A programação começa nesta segunda-feira (28), às 8h30, no Centro Internacional de Convenções do Brasil. Na abertura, haverá uma palestra com o representante do Programa das Nações Unidas para o Desenvolvimento (Pnud) no Brasil, Niky Fabiancic, e a relatora-geral da Conferência Mundial contra o Racismo sediada em 2001, na África do Sul, Edna Rolland. 

Ainda integram a programação painéis temáticos e discussões em grupos de trabalho sobre diversos temas, como acesso à justiça, sistema prisional, saúde, direito à moradia, questões de gênero e religiões tradicionais de matriz africana. 

A baixa representatividade negra em cargos públicos e nos partidos políticos também deve mobilizar parte dos debates no evento. São esperados este ano mais de mil delegados envolvidos com a temática racial, além de representações de países da América do Sul. 

A Conapir é promovida pelo Ministério dos Direitos Humanos, por meio da Secretaria Nacional de Políticas de Promoção da Igualdade Racial (Seppir), e organizada pelo Conselho Nacional de Promoção da Igualdade Racial (CNPIR). Segundo o Secretário da Seppir, Juvenal Araújo, o evento está mantido mesmo com os desdobramentos da greve geral dos caminhoneiros. 

“Nos reunimos na sexta-feira (26), foi feita toda uma avaliação e está tudo pronto para a conferência. Mesmo com esse problema no país, a conferência está confirmadíssima e vários [representantes dos] estados já estão se deslocando para Brasília”, frisou Araújo. 

A expectativa do secretário é que a conferência reafirme os direitos e as políticas conquistadas pela população negra. Ele acredita que a regularização das terras quilombolas e o assassinato de jovens negros estarão entre os temas mais discutidos durante o evento. 

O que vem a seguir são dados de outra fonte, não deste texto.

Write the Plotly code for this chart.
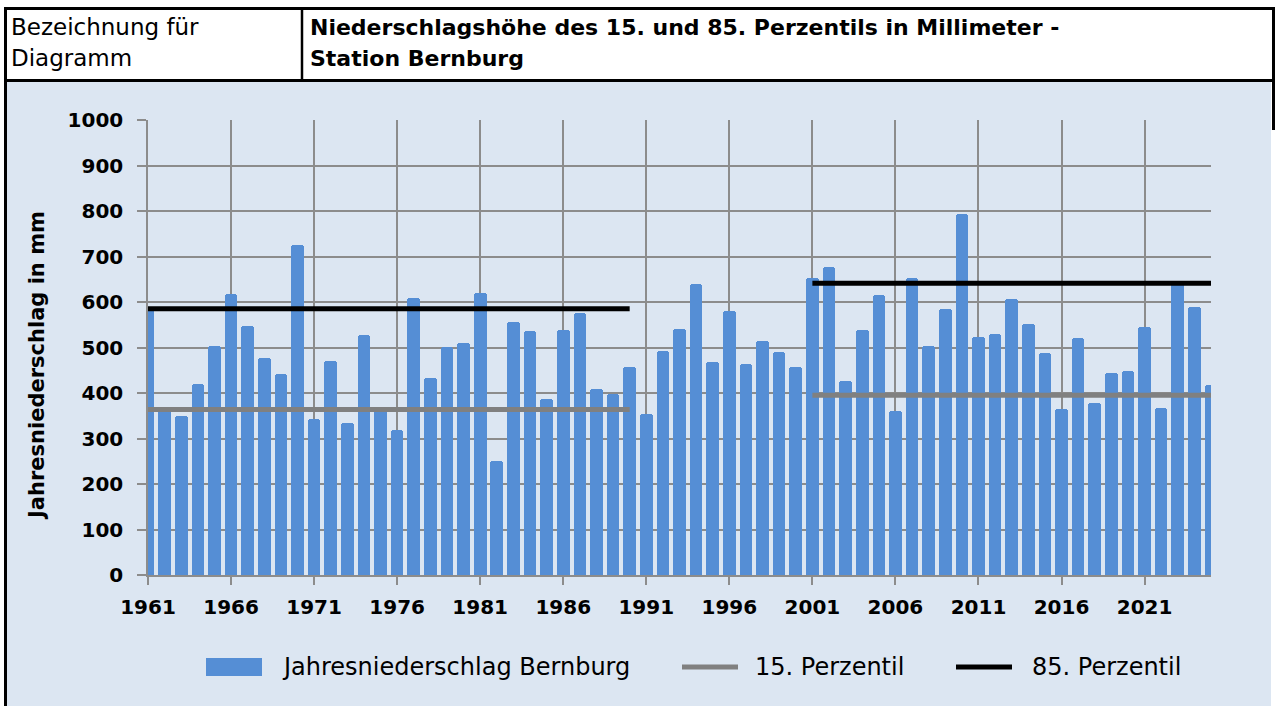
import plotly.graph_objects as go

# ---------------- data ----------------
years = list(range(1961, 2026))
niederschlag = [590, 365, 350, 420, 503, 618, 547, 478, 441, 725,
                343, 471, 335, 527, 368, 319, 609, 434, 502, 511,
                620, 251, 555, 536, 386, 538, 575, 408, 398, 457,
                353, 493, 540, 640, 469, 580, 464, 514, 491, 457,
                653, 676, 426, 538, 615, 360, 652, 503, 584, 793,
                522, 529, 607, 551, 488, 365, 521, 377, 444, 448,
                545, 368, 642, 588, 418]
perioden_start = [1961, 2001]
perioden_ende = [1990, 2025]
perzentil_15 = [364, 395]
perzentil_85 = [585, 641]
x_ticks = list(range(1961, 2022, 5))
y_ticks = list(range(0, 1001, 100))

header_left = ["Bezeichnung für", "Diagramm"]
header_title = ["Niederschlagshöhe des 15. und 85. Perzentils in Millimeter -",
                "Station Bernburg"]
legend_names = ["Jahresniederschlag Bernburg", "15. Perzentil", "85. Perzentil"]
y_title = "Jahresniederschlag in mm"

# ---------------- layout geometry (pixels) ----------------
W, H = 1276, 706
L, R, T, B = 148, 1211, 120, 575
PW, PH = R - L, B - T

BLUE = "#558ED5"
BG = "#DCE6F2"
GRID = "#8C8C8C"
FONT = "DejaVu Sans"


def px(x):
    return (x - L) / PW


def py(y):
    return (B - y) / PH


fig = go.Figure()

fig.add_trace(go.Bar(
    x=years, y=niederschlag, width=0.76,
    marker=dict(color=BLUE, line=dict(width=0), cornerradius=3),
    name=legend_names[0], showlegend=False,
))

for s, e, v in zip(perioden_start, perioden_ende, perzentil_15):
    fig.add_trace(go.Scatter(x=[s, e], y=[v, v], mode="lines",
                             line=dict(color="#808080", width=5),
                             name=legend_names[1], showlegend=False))
for s, e, v in zip(perioden_start, perioden_ende, perzentil_85):
    fig.add_trace(go.Scatter(x=[s, e], y=[v, v], mode="lines",
                             line=dict(color="#000000", width=5),
                             name=legend_names[2], showlegend=False))

shapes = []
annotations = []

# blue chart background
shapes.append(dict(type="rect", xref="paper", yref="paper", layer="below",
                   x0=px(5), x1=px(1271), y0=py(706), y1=py(81),
                   fillcolor=BG, line=dict(width=0)))
# header box
shapes.append(dict(type="rect", xref="paper", yref="paper",
                   x0=px(5.5), x1=px(1273.5), y0=py(80.5), y1=py(8.5),
                   fillcolor="white", line=dict(color="black", width=3)))
# header divider
shapes.append(dict(type="line", xref="paper", yref="paper",
                   x0=px(302), x1=px(302), y0=py(80.5), y1=py(8.5),
                   line=dict(color="black", width=2.5)))
# left outer border
shapes.append(dict(type="line", xref="paper", yref="paper",
                   x0=px(5.5), x1=px(5.5), y0=py(8), y1=py(706),
                   line=dict(color="black", width=3)))
# right outer border (upper part)
shapes.append(dict(type="line", xref="paper", yref="paper",
                   x0=px(1273.5), x1=px(1273.5), y0=py(8), y1=py(130),
                   line=dict(color="black", width=3)))

# header texts
for i, t in enumerate(header_left):
    annotations.append(dict(text=t, xref="paper", yref="paper",
                            x=px(9), y=py(27 + 31 * i), xanchor="left", yanchor="middle",
                            showarrow=False, font=dict(family=FONT, size=23, color="black")))
for i, t in enumerate(header_title):
    annotations.append(dict(text="<b>" + t + "</b>", xref="paper", yref="paper",
                            x=px(308), y=py(27 + 31 * i), xanchor="left", yanchor="middle",
                            showarrow=False, font=dict(family=FONT, size=22, color="black")))

# y-axis title
annotations.append(dict(text="<b>" + y_title + "</b>", xref="paper", yref="paper",
                        x=px(37), y=py(365), xanchor="center", yanchor="middle",
                        textangle=-90, showarrow=False,
                        font=dict(family=FONT, size=21, color="black")))

# custom legend
LY = 667
shapes.append(dict(type="rect", xref="paper", yref="paper",
                   x0=px(206), x1=px(262), y0=py(676), y1=py(658),
                   fillcolor=BLUE, line=dict(width=0)))
shapes.append(dict(type="line", xref="paper", yref="paper",
                   x0=px(682), x1=px(738), y0=py(LY), y1=py(LY),
                   line=dict(color="#808080", width=5)))
shapes.append(dict(type="line", xref="paper", yref="paper",
                   x0=px(956), x1=px(1012), y0=py(LY), y1=py(LY),
                   line=dict(color="black", width=5)))
for xpos, t in zip([280, 753, 1030], legend_names):
    annotations.append(dict(text=t, xref="paper", yref="paper",
                            x=px(xpos), y=py(LY), xanchor="left", yanchor="middle",
                            showarrow=False, font=dict(family=FONT, size=24, color="black")))

fig.update_layout(
    width=W, height=H,
    margin=dict(l=L, r=W - R, t=T, b=H - B, pad=0),
    paper_bgcolor="white", plot_bgcolor="white",
    showlegend=False, bargap=0,
    shapes=shapes, annotations=annotations,
    font=dict(family=FONT, color="black"),
)
fig.update_xaxes(
    range=[1961, 2025], tickmode="array", tickvals=x_ticks,
    ticktext=["<b>%d</b>" % v for v in x_ticks],
    showgrid=True, gridcolor=GRID, gridwidth=1.5,
    showline=True, linecolor=GRID, linewidth=1.5,
    ticks="outside", ticklen=8, tickcolor=GRID, tickwidth=1.5,
    tickfont=dict(family=FONT, size=20, color="black"),
    ticklabelstandoff=5,
    zeroline=False, fixedrange=True,
)
fig.update_yaxes(
    range=[0, 1000], tickmode="array", tickvals=y_ticks,
    ticktext=["<b>%d</b>" % v for v in y_ticks],
    showgrid=True, gridcolor=GRID, gridwidth=1.5,
    showline=True, linecolor=GRID, linewidth=1.5,
    ticks="outside", ticklen=9, tickcolor=GRID, tickwidth=1.5,
    tickfont=dict(family=FONT, size=20, color="black"),
    ticklabelstandoff=10,
    zeroline=False, fixedrange=True,
)

fig.write_html("out.html", config={"displayModeBar": False},
               post_script="document.body.style.margin='0';document.body.style.overflow='hidden';")
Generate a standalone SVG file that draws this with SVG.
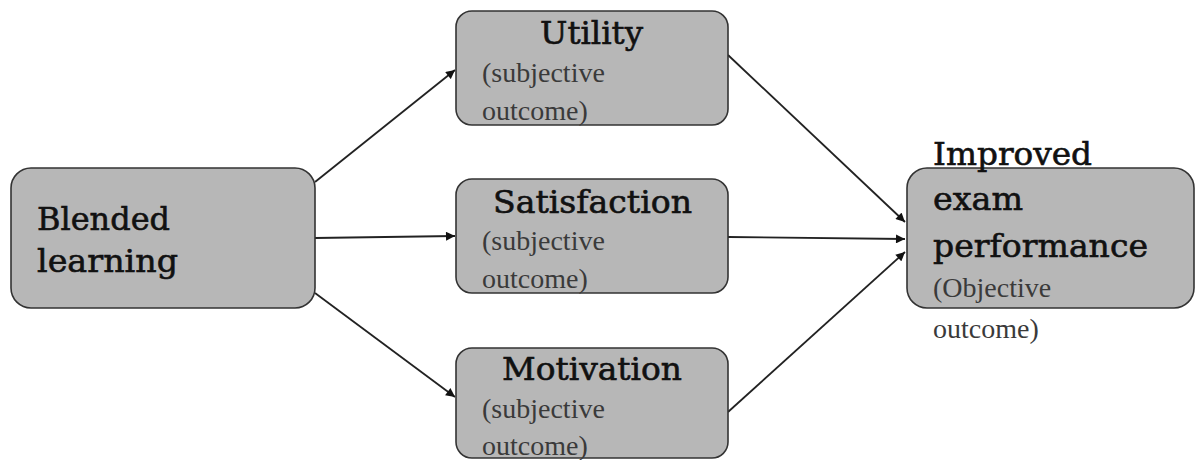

“A conferência vai refletir muitos eixos, desenvolvimento, reconhecimento, justiça e igualdade de direitos. Esse ano é simbólico porque completa 130 anos da abolição da escravatura. Então, eu creio que as discussões realmente serão muito baseadas no aferimento das políticas implantadas. Eu creio que o foco da regularização fundiária dos povos e das comunidades tradicionais, principalmente, os quilombolas e o genocídio da juventude negra devem ser os temais mais debatidos”, afirma Araújo.